= Given instruction =
The required output is a single number: how many lines of the material contain the string "chart".

= Information provided =

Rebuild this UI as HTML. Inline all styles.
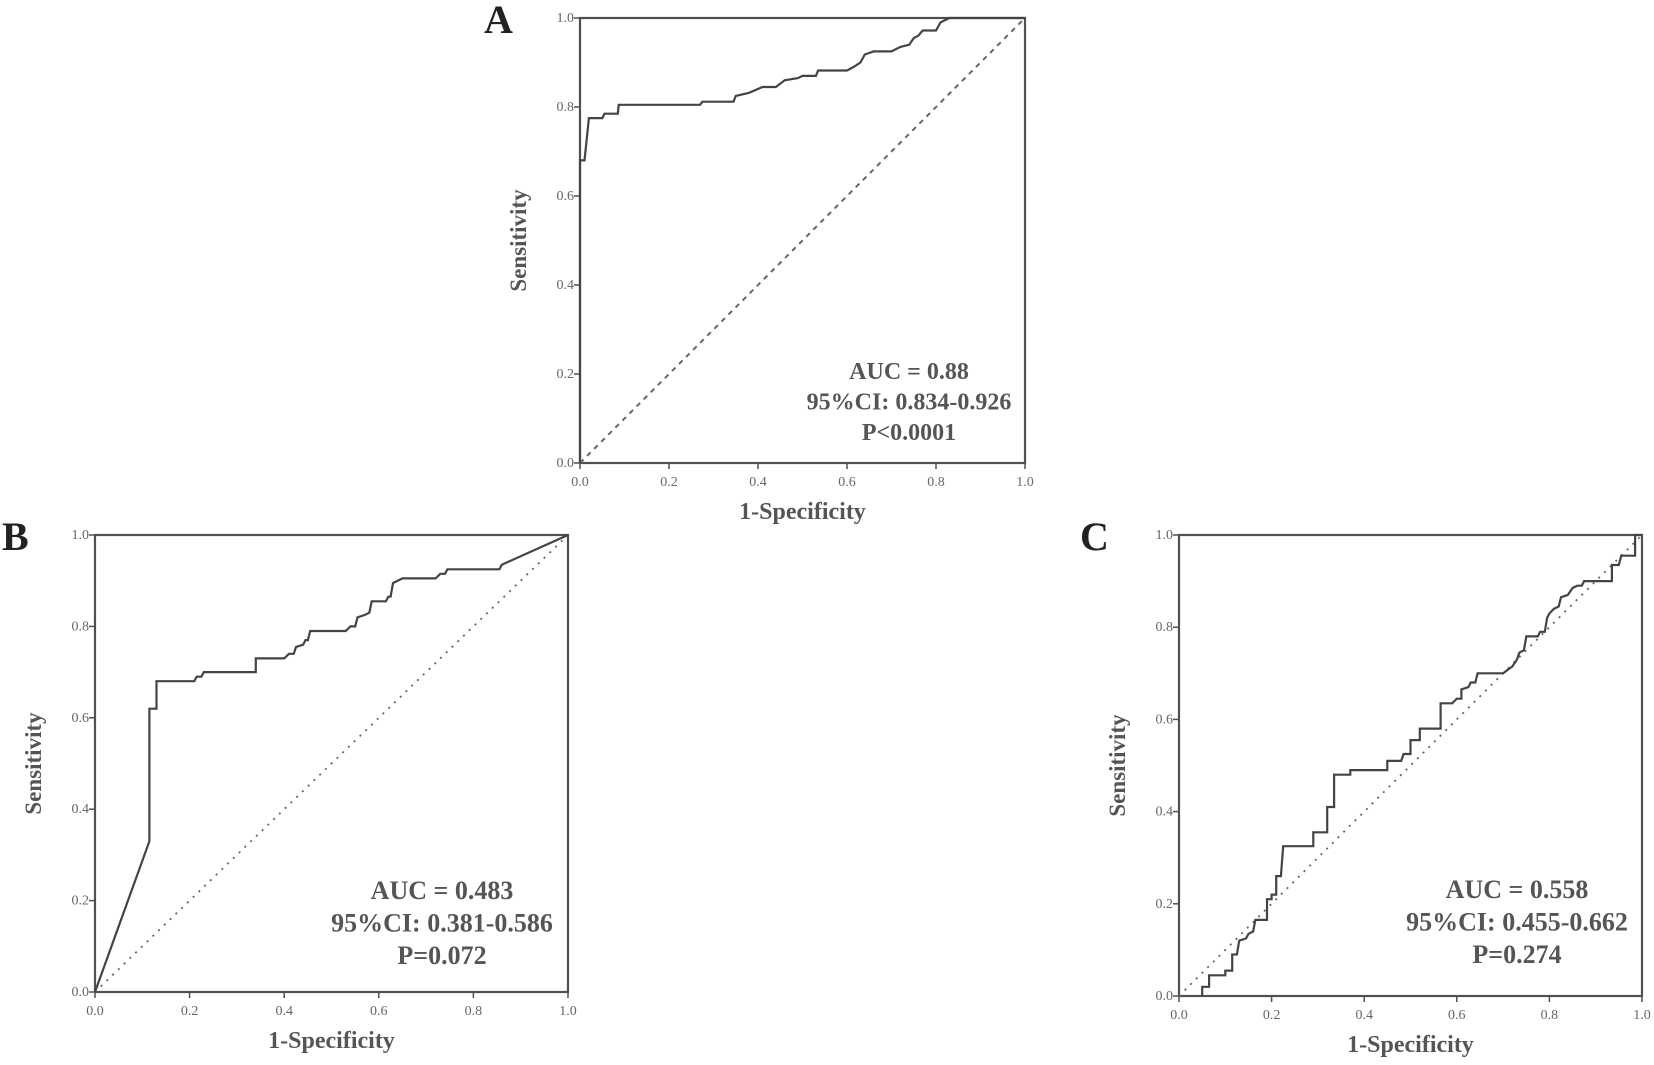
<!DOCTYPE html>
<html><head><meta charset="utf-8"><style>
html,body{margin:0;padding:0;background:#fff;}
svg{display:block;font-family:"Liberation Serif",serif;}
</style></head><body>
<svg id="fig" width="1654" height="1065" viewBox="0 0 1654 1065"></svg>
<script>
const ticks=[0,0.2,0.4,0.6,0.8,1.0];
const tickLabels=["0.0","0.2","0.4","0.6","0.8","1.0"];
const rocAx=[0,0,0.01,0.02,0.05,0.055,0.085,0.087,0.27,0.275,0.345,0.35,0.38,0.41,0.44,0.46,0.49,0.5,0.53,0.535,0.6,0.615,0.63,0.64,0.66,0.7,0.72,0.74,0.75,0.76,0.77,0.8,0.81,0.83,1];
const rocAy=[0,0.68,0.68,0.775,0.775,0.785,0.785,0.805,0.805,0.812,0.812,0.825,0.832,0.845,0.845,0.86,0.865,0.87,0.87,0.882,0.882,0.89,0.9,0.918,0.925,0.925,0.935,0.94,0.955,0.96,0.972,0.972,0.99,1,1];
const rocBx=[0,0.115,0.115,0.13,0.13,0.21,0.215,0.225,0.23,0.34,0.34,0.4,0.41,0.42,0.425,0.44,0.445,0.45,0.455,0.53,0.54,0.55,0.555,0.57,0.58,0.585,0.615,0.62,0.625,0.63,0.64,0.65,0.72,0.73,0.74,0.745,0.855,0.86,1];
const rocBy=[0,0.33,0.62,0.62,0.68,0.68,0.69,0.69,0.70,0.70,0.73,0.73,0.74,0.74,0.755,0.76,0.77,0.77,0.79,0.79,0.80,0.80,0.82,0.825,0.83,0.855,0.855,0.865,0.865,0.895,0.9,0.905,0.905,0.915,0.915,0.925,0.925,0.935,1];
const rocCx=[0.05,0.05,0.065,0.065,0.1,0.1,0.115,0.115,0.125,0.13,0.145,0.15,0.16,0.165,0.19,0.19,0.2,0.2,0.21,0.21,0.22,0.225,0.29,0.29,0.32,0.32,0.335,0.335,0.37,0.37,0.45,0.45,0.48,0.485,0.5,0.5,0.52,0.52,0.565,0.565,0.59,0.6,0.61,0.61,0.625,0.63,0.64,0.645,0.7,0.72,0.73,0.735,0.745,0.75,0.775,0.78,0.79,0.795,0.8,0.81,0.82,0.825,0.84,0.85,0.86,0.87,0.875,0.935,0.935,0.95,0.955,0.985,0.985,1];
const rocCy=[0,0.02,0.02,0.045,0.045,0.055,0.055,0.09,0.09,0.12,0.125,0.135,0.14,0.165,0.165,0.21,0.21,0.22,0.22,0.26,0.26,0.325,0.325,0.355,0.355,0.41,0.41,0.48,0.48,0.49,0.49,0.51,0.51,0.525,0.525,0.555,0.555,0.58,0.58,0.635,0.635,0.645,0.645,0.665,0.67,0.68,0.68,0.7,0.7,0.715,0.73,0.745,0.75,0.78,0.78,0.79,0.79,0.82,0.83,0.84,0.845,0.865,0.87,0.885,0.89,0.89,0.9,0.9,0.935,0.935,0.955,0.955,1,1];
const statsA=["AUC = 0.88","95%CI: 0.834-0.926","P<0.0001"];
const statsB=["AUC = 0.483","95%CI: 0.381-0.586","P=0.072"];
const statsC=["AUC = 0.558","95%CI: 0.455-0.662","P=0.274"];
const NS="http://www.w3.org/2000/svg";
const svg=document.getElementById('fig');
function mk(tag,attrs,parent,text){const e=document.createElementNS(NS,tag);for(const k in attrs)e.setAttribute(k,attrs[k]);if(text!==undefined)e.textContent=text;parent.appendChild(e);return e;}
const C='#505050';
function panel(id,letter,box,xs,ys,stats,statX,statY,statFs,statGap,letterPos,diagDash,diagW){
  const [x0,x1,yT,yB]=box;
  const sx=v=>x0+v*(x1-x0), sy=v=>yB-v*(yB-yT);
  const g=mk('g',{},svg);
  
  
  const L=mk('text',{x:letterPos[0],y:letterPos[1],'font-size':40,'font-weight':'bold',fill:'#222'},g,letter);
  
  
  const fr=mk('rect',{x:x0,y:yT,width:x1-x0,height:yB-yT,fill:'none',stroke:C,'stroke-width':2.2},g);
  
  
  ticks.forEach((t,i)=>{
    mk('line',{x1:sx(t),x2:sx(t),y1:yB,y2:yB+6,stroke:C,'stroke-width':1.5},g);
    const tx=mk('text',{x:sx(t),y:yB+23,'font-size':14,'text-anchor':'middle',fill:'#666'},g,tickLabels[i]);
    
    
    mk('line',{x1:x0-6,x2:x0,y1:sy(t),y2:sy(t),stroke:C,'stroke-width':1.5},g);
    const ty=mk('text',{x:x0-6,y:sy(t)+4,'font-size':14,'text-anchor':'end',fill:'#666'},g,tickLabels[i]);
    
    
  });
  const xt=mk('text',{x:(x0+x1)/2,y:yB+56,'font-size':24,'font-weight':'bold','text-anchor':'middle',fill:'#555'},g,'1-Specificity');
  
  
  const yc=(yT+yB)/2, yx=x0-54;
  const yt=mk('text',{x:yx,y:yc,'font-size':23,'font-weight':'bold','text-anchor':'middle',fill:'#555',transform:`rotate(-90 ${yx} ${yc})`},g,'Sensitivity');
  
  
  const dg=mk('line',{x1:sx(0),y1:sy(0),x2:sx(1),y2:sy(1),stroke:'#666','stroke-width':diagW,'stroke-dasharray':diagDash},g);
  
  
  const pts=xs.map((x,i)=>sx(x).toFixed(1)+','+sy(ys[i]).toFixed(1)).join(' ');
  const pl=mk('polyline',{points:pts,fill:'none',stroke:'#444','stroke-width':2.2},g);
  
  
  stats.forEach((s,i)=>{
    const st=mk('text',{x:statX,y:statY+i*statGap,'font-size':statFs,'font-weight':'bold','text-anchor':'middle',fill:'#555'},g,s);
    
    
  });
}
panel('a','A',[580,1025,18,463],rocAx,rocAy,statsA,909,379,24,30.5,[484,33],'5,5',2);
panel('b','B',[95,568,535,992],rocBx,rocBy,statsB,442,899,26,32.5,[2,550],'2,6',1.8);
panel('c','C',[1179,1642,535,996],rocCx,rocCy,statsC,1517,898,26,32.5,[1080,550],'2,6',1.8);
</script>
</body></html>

--

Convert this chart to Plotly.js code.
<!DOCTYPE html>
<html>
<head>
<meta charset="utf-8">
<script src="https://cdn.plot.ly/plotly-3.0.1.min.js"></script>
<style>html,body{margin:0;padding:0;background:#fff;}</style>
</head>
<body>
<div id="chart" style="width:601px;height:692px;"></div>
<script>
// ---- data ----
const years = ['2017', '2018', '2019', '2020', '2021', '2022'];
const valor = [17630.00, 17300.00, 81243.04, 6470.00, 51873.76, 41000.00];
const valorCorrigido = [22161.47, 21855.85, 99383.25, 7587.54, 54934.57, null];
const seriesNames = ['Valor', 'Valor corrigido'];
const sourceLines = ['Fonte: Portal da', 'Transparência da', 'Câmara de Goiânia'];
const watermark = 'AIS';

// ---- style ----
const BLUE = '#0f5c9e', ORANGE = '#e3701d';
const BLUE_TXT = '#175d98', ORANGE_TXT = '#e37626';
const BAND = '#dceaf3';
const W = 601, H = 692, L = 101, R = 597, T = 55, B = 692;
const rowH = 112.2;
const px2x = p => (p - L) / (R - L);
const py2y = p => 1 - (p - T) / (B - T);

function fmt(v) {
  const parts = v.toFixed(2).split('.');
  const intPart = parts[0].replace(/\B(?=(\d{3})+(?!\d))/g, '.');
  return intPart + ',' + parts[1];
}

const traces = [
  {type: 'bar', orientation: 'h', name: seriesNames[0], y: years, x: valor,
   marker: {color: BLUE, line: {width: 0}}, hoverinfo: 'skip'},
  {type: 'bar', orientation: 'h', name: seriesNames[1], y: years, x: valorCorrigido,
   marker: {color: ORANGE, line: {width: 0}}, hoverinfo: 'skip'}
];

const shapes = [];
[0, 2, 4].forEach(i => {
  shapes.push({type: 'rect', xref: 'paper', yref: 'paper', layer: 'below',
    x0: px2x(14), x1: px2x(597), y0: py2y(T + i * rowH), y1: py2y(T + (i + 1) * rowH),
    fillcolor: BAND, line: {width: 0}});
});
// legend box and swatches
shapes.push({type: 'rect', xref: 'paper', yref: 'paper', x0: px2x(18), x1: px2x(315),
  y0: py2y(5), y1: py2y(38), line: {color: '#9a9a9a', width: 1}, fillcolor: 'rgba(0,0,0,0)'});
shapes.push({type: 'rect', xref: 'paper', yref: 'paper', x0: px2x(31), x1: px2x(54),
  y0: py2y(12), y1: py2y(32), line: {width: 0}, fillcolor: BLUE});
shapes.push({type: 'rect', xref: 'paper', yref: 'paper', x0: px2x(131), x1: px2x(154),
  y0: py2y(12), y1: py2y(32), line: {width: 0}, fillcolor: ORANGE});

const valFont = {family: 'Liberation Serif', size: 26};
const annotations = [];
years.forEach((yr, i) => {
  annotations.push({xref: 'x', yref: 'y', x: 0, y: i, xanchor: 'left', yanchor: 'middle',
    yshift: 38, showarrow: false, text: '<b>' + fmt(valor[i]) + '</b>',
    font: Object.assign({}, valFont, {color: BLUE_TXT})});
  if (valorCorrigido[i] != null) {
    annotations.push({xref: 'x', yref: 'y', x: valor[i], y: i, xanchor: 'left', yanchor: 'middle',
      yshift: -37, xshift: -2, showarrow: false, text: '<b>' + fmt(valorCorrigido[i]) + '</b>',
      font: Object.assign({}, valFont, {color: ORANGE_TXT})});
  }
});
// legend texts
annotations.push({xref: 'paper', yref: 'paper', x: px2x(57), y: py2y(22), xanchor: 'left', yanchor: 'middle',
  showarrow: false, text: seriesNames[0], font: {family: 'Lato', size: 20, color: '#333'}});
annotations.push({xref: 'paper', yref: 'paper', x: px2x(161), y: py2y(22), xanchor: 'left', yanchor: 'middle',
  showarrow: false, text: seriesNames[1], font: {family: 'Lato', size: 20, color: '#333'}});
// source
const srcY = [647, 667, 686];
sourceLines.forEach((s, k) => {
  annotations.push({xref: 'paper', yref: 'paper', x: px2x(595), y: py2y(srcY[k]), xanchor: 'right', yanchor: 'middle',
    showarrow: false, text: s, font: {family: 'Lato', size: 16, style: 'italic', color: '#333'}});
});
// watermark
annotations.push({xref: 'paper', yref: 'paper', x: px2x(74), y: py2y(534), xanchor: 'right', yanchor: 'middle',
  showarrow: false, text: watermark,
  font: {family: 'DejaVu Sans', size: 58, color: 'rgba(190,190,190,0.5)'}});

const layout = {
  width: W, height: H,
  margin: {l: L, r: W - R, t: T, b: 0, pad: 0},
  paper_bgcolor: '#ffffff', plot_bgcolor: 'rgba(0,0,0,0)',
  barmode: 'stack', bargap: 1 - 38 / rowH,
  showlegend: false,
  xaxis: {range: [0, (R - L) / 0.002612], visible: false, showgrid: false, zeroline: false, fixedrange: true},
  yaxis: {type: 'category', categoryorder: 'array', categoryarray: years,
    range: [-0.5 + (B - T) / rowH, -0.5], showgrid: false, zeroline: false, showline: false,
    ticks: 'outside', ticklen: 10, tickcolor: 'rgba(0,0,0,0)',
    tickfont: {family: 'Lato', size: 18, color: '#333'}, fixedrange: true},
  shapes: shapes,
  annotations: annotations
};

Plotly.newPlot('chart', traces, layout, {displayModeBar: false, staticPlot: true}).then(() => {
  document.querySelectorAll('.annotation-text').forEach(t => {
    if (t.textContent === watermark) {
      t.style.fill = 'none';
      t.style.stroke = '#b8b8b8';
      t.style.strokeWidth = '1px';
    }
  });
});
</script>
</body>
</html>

--

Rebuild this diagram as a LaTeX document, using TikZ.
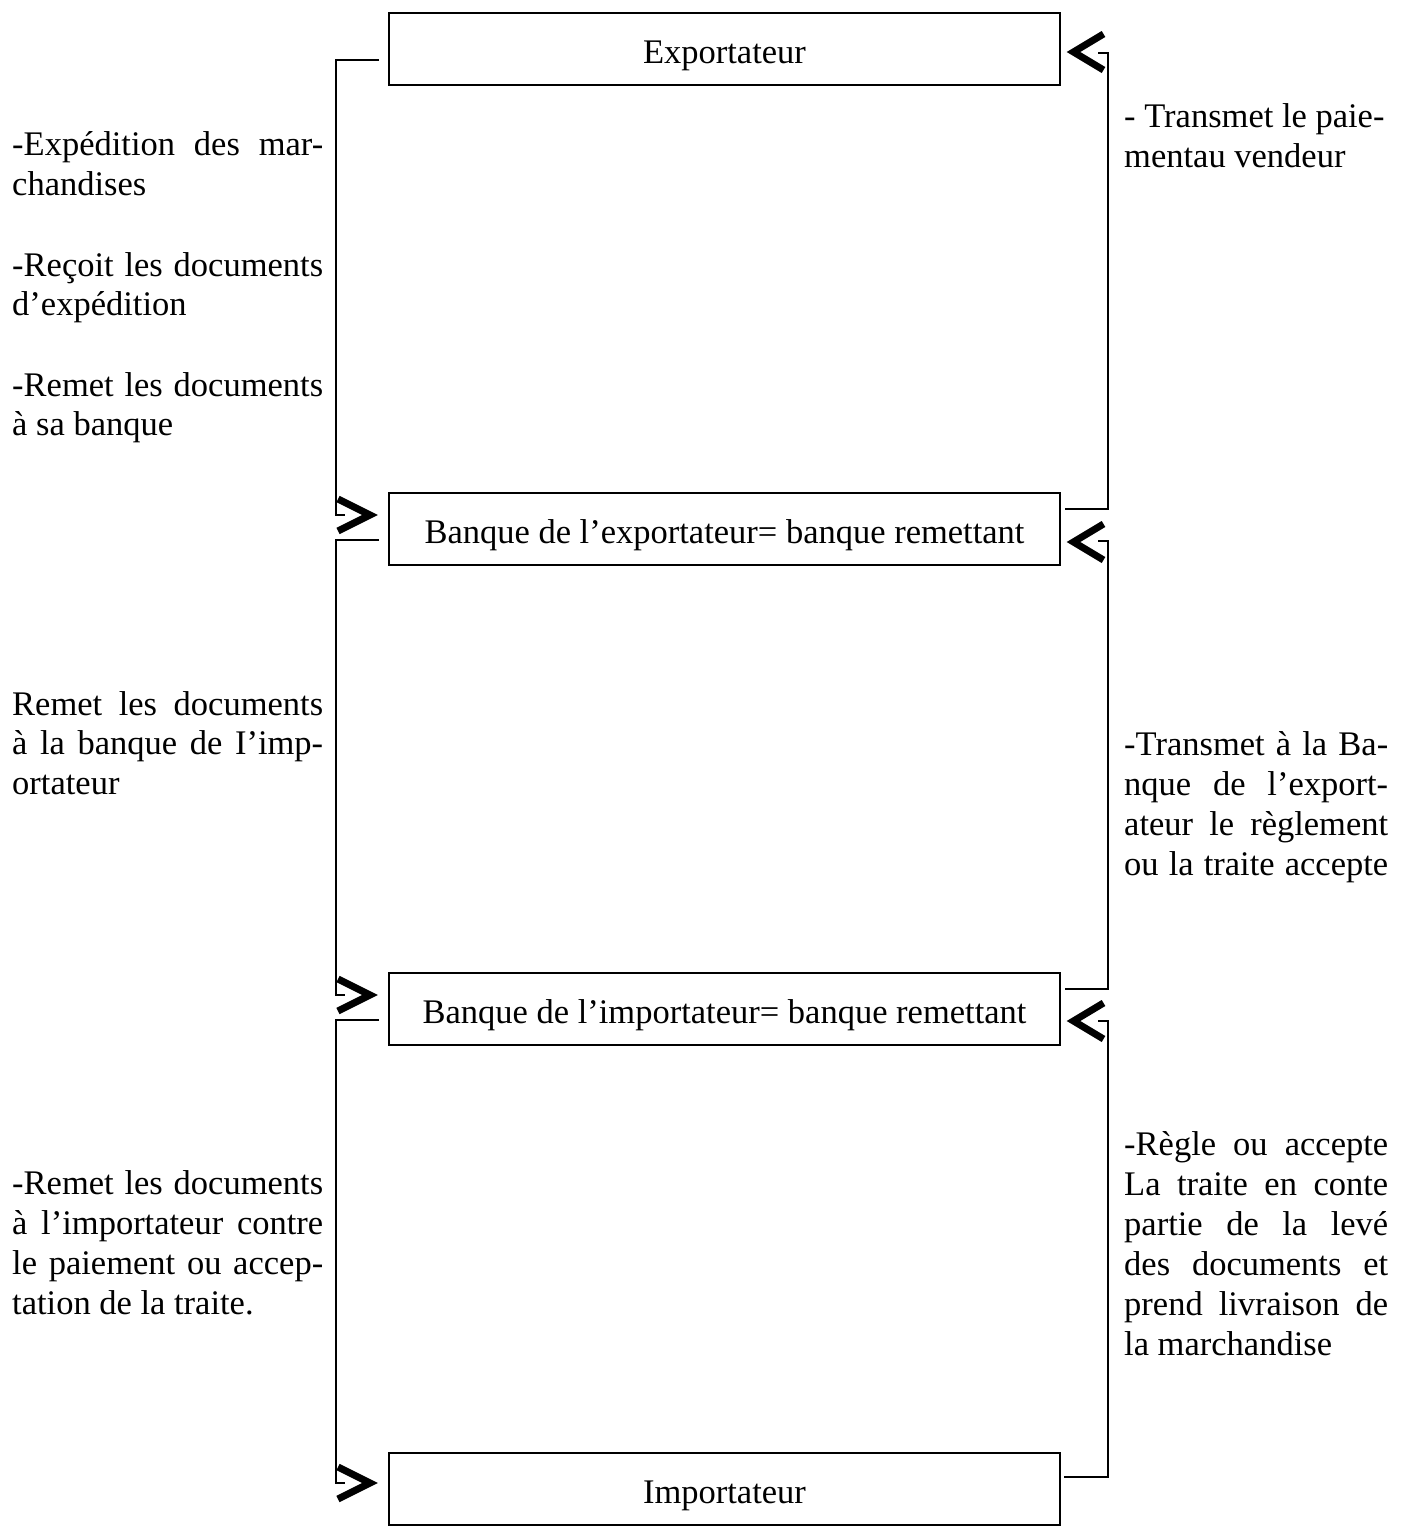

= Exercise result =
3